Business Growth Get's Easier After You Implement This One Simple Trick...
Building a business is merely about repeating successful actions.
The single most difficult part about building a multi-million dollar business is simply getting all the right systems in place.
Hey, I said it was a simple trick, not necessarily an easy one.
When I decided to "go solo" and leave the tax firm that I had helped build into a $3.2 million per year business, there was no question about how I was going to get started with my own firm. Sure, I'd fix some of the issues that prompted me to leave that firm in the first place, but the core systems and tactical methodologies would be retained. From my decision to start taking IRS representation clients to the $35,000 MRR mark took less than 10 months, starting from absolutely zero prospects or clients.

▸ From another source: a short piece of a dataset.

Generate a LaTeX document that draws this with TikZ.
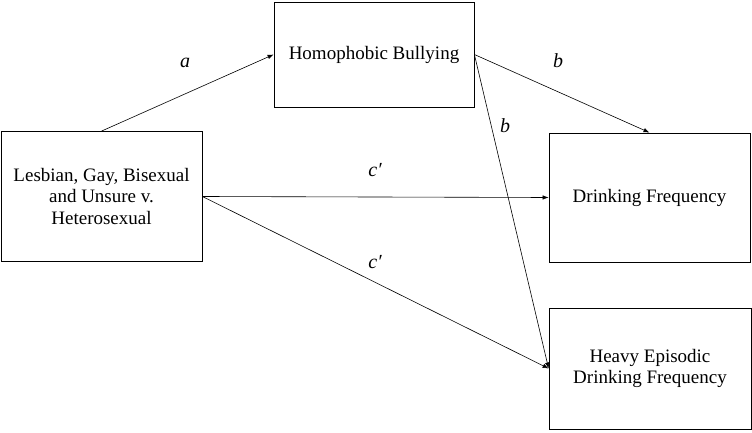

How?!?! Simply by implementing the systems that I already knew worked.
The rapid growth of my boutique tax firm was proof positive that the systems worked. The checklists that I had developed at my old firm could be applied anywhere, pretty much at will. Want to know the even more miraculous part of this? During the majority of the time that this new tax firm was being birthed, I wasn't even in the United States, and clients and prospects had no idea.
Here’s another example from my own entrepreneurial career: When my two co-founders and I started our B2B SaaS tech startup, we did so by following a well-worn path. There was an existing process, an existing set of systems, that had been tried and tested by thousands of other SaaS tech startups over the preceding years. Systems that were perfected as the result of lessons learned from many successful companies, and even harder lessons learned from numerous business failures.

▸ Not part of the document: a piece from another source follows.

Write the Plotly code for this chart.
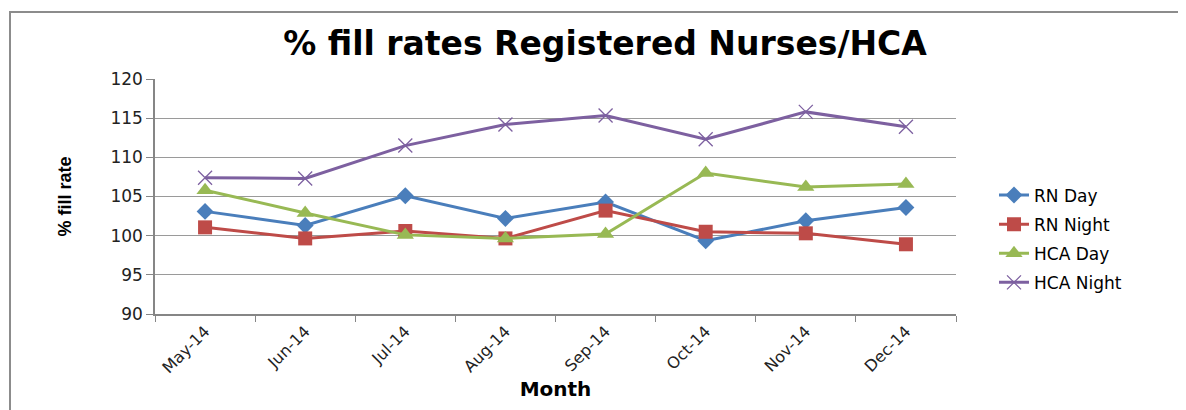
import plotly.graph_objects as go

months = ["May-14", "Jun-14", "Jul-14", "Aug-14", "Sep-14", "Oct-14", "Nov-14", "Dec-14"]
rn_day = [103.1, 101.3, 105.1, 102.2, 104.3, 99.35, 101.9, 103.6]
rn_night = [101.06, 99.65, 100.6, 99.65, 103.2, 100.5, 100.3, 98.9]
hca_day = [105.8, 102.9, 100.1, 99.65, 100.2, 108.0, 106.2, 106.6]
hca_night = [107.4, 107.3, 111.5, 114.2, 115.35, 112.3, 115.8, 113.9]

series = [
    ("RN Day", rn_day, "#4A7EBB", "diamond", 13),
    ("RN Night", rn_night, "#BE4B48", "square", 14),
    ("HCA Day", hca_day, "#98B954", "triangle-up", 15),
    ("HCA Night", hca_night, "#7D60A0", "x-thin", 14),
]

fig = go.Figure()
for i, (name, vals, col, sym, sz) in enumerate(series):
    marker = dict(symbol=sym, size=sz, color=col)
    if sym == "x-thin":
        marker["line"] = dict(color=col, width=1.3)
    fig.add_trace(go.Scatter(
        x=months, y=vals, name=name, mode="lines+markers",
        line=dict(color=col, width=3), marker=marker,
        legendgroup=name,
    ))

# page body has an 8px margin; compensate so plot lands at target pixels
OFF = 8
W, H = 1186, 410
L, R, T, B = 155, 956, 79, 314
pw, ph = R - L, B - T

def px_x(x):
    return (x - L) / pw

def px_y(y):
    return (B - y) / ph

fig.add_shape(type="rect", xref="paper", yref="paper",
              x0=px_x(10), x1=px_x(1200), y0=px_y(430), y1=px_y(12),
              line=dict(color="#8C8C8C", width=2), fillcolor="rgba(0,0,0,0)")

fig.update_layout(
    width=W, height=H,
    margin=dict(l=L - OFF, r=W - R + OFF, t=T - OFF, b=H - B + OFF),
    paper_bgcolor="white", plot_bgcolor="white",
    title=dict(text="<b>% fill rates Registered Nurses/HCA</b>",
               x=(605 - OFF) / W, xanchor="center", y=1 - (43 - OFF) / H, yanchor="middle",
               yref="container", xref="container",
               font=dict(family="DejaVu Sans", size=33, color="black")),
    legend=dict(x=px_x(994), xanchor="left", y=px_y(239), yanchor="middle",
                font=dict(family="DejaVu Sans", size=17, color="black"),
                tracegroupgap=4, bgcolor="rgba(0,0,0,0)"),
    showlegend=True,
)

fig.update_xaxes(
    type="category", range=[-0.5, 7.5],
    tickson="boundaries", ticks="outside", ticklen=6, tickcolor="#868686",
    showline=True, linecolor="#868686", linewidth=1.5,
    showgrid=False, tickangle=-45,
    tickfont=dict(family="DejaVu Sans", size=16, color="#222"),
    title=dict(text="<b>Month</b>", font=dict(family="DejaVu Sans", size=20, color="black"), standoff=6),
)
fig.update_yaxes(
    range=[90, 120], dtick=5, tick0=90,
    ticks="outside", ticklen=7, tickcolor="#868686",
    showline=True, linecolor="#868686", linewidth=1.5,
    showgrid=True, gridcolor="#9A9A9A", gridwidth=1, zeroline=False,
    tickfont=dict(family="DejaVu Sans", size=17, color="#222"),
    title=dict(text="<b>% fill rate</b>", font=dict(family="Liberation Sans Narrow, Liberation Sans", size=18, color="black"), standoff=34),
)

fig.write_html("out.html")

The systems existed. We simply had to follow the proven plan, adapting as necessary to solve our own business challenges. While that tech startup will never become a billion-dollar unicorn, it’s a solid, successful business with dominant market share in it’s tiny vertical.
If you’re a professional service provider in private practice, or own a small service or retail business, systems provide another amazing benefit. Once you have systems in place, you can turn your business on or off at will. You can take a break if you want (like I'm doing now), and come back later and fire things back up with very little lead time. Systems also let you continue to grow to the limit of your own time and staff resources, and to whatever size you want to grow to after that.
Once you have your business running smoothly with automation and checklists, new customers come in nearly on auto-pilot. Stuff gets done in a methodical, pre-planned manner. Can you even imagine running your business with absolutely zero fires to put out? When systemized, there simply are no "emergencies" to deal with.
So where do you start to make this all happen? First, you need to make a conscious decision regarding what you want your business to look like. You need to decide things such as:
How many hours per week do you want to work?
How much interaction do you want with customers?
How many employees, if any, do you want?
How big of a physical office do you want to have?
Do you want a physical office at all?
How much take home income do you want?
What is your long-term exit strategy?
If you’re leading a venture-scale tech startup, you have a different point of view on questions like this than a solo attorney in private practice, so you’ll make different choices.
Many people scoff at the idea of making any of these items into conscious decisions. But that is precisely what they are, and determining how you want to live your life is priority one. Remember, make your business work for you, don't work for the sake of your business.
Even if you have a mortgage and a family to support, there is no reason for you to work 40 hours per week if you don't really want to. You can can still take home a decent six figure income with zero employees, working from home, and working far less than "full time" — if you have the right business model and the right systems in place. Millions of us do it already, and there is nothing "secret" or special about making it happen. But it starts with making the decision.
Only after you know how you want your life to look, and how you want your business structured, does it become time to look at the "how to" of making it happen.
Fortunately, that's the easy part, because other people have already done it. You just need to seek out the successful systems and apply them to your own business.
Answer for yourself, in writing, the bulleted questions above.
Seek out benchmarking reports for your industry and familiarize yourself with the key metrics, challenges, and solutions. You can obtain benchmarks from industry trade associations, publishing companies such as ibisWorld, and studies published by large consulting firms like Bain, McKinsey, Boston, PwC, KPMG, etc.
Research best practices, checklists, and systems for your industry. These may be found from similar sources as the benchmarks above, as well as from subject matter experts, thought leaders, leading firms, etc. in the form of books, reports, and courses. Startups, look at accelerators like Y Combinator, Techstars, and 500 Startups — they publish their best practices for all to see. Look for substance, not fluff. The best systems models look very similar to franchise handbooks.